The Instagram gods are angry
Reconsidering our relationship to the almighty photo-sharing app
Has this happened to you?
My coffee had barely kicked in when I got a notification on my phone explaining that my Instagram account was on the verge of deletion because of a picture I had shared in my Stories. My heart raced as I swiped through the screens, informing me I had violated the “Community Guidelines.” Social media should not strike this kind of fear in my heart — especially at six o’clock in the morning.
What will I do if they delete my account?
Of course, this is why I’m focusing more of my time on this newsletter — I want to show photography, promote artists, and engage with folks who dig what I do without fearing I may lose access to each of you. I don’t think that’s too much to ask.
This isn’t the first time Instagram has scolded me for my bad curatorial choices. In February, I showed an image from Matthew Morocco’s Complicit series — the photo you see at the top of this post. That picture was “removed for adult sexual solicitation.” For those unfamiliar with Matthew’s work, Eren Orbey wrote an excellent piece about Complicit in The New Yorker in 2018. She explains:
“Complicit” presents an ethnography of men who have matured past their physical prime, perhaps, but not beyond erotic interest. Morrocco’s models sometimes appear as bashful fragments, their limp forms sunk in a sofa or snarled around a tree. More often they flaunt their undress: one strikes a come-hither pose, and another snubs the camera, as though to test its dedication. The photographer himself emerges as a spectral presence in the series, invading the frame, on occasion, to heed his subjects’ desires. He fondles the jaw of one, paws the buttocks of another. In the collection, he writes of learning from these men how to seduce, to age gracefully, to seize the past: “The education I received outweighed anything I had experienced before.”

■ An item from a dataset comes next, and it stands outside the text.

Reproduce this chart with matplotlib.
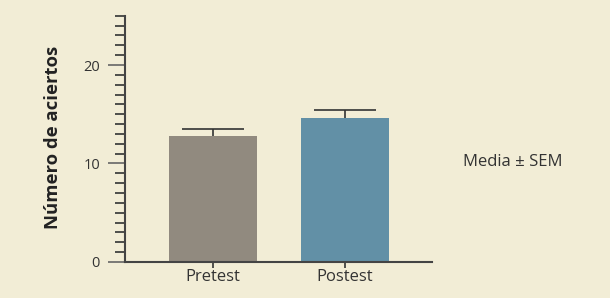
import matplotlib
matplotlib.use("Agg")
import matplotlib.pyplot as plt
from matplotlib.ticker import MultipleLocator

# Datos del grafico
grupos = ["Pretest", "Postest"]
medias = [12.8, 14.65]
sem = [0.7, 0.8]

fondo = "#F2EDD6"
colores = ["#918A7F", "#6290A6"]
gris = "#333333"

plt.rcParams["font.family"] = ["Open Sans", "DejaVu Sans"]

fig = plt.figure(figsize=(6.1, 2.98), dpi=100, facecolor=fondo)
ax = fig.add_axes([0.205, 0.121, 0.503, 0.826])
ax.set_facecolor(fondo)

x = range(len(grupos))
ax.bar(x, medias, width=0.667, color=colores, zorder=2)
_, caps, _ = ax.errorbar(x, medias, yerr=[[0, 0], sem], fmt="none", ecolor=gris,
                         elinewidth=1.2, capsize=22, capthick=1.2, zorder=3)
caps[0].set_visible(False)  # solo la barra superior

ax.set_xlim(-0.667, 1.66)
ax.set_ylim(0, 25)
ax.set_xticks(list(x))
ax.set_xticklabels(grupos, fontsize=12, color=gris)
ax.set_yticks([0, 10, 20])
ax.yaxis.set_minor_locator(MultipleLocator(1))
ax.tick_params(axis="y", which="major", length=12, width=1.2, color="#666666",
               labelsize=10.5, labelcolor=gris, pad=6)
ax.tick_params(axis="y", which="minor", length=7, width=1.2, color=gris)
ax.tick_params(axis="x", length=4, width=1.2, color=gris, pad=1)

for lado in ["top", "right"]:
    ax.spines[lado].set_visible(False)
for lado in ["left", "bottom"]:
    ax.spines[lado].set_color("#444444")
    ax.spines[lado].set_linewidth(1.5)

ax.set_ylabel("Número de aciertos", fontsize=13.3, fontweight="bold", color="#222222")
ax.yaxis.set_label_coords(-0.205, 0.505)

fig.text(0.841, 0.456, "Media ± SEM", fontsize=12, color=gris,
         ha="center", va="center")

fig.savefig("out.png", dpi=100, facecolor=fondo)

Okay, fair enough. These images may be charged with erotic energy, but are they pornographic? Matthew’s portraiture is moving, but “sexual solicitation” is a stretch. I appreciate the enormity of the challenge from Instagram’s perspective — How do you separate the good actors from the bad ones? And how do you police pornography while allowing for artistic expression? I’ll give them the benefit of the doubt. I just don’t want them to delete my account (and my 50k followers) in the process.
As I was writing this, I remembered that I’d run afoul of Meta’s strict visual guidelines one other time previously. A few years ago, I posted Wynn Bullock’s “Child in Forest” in the FlakPhoto Network, the photo discussion group I host on Facebook. The image elicited lots of thoughtful responses from our community members — most people who know photography agree it’s a classic work of art.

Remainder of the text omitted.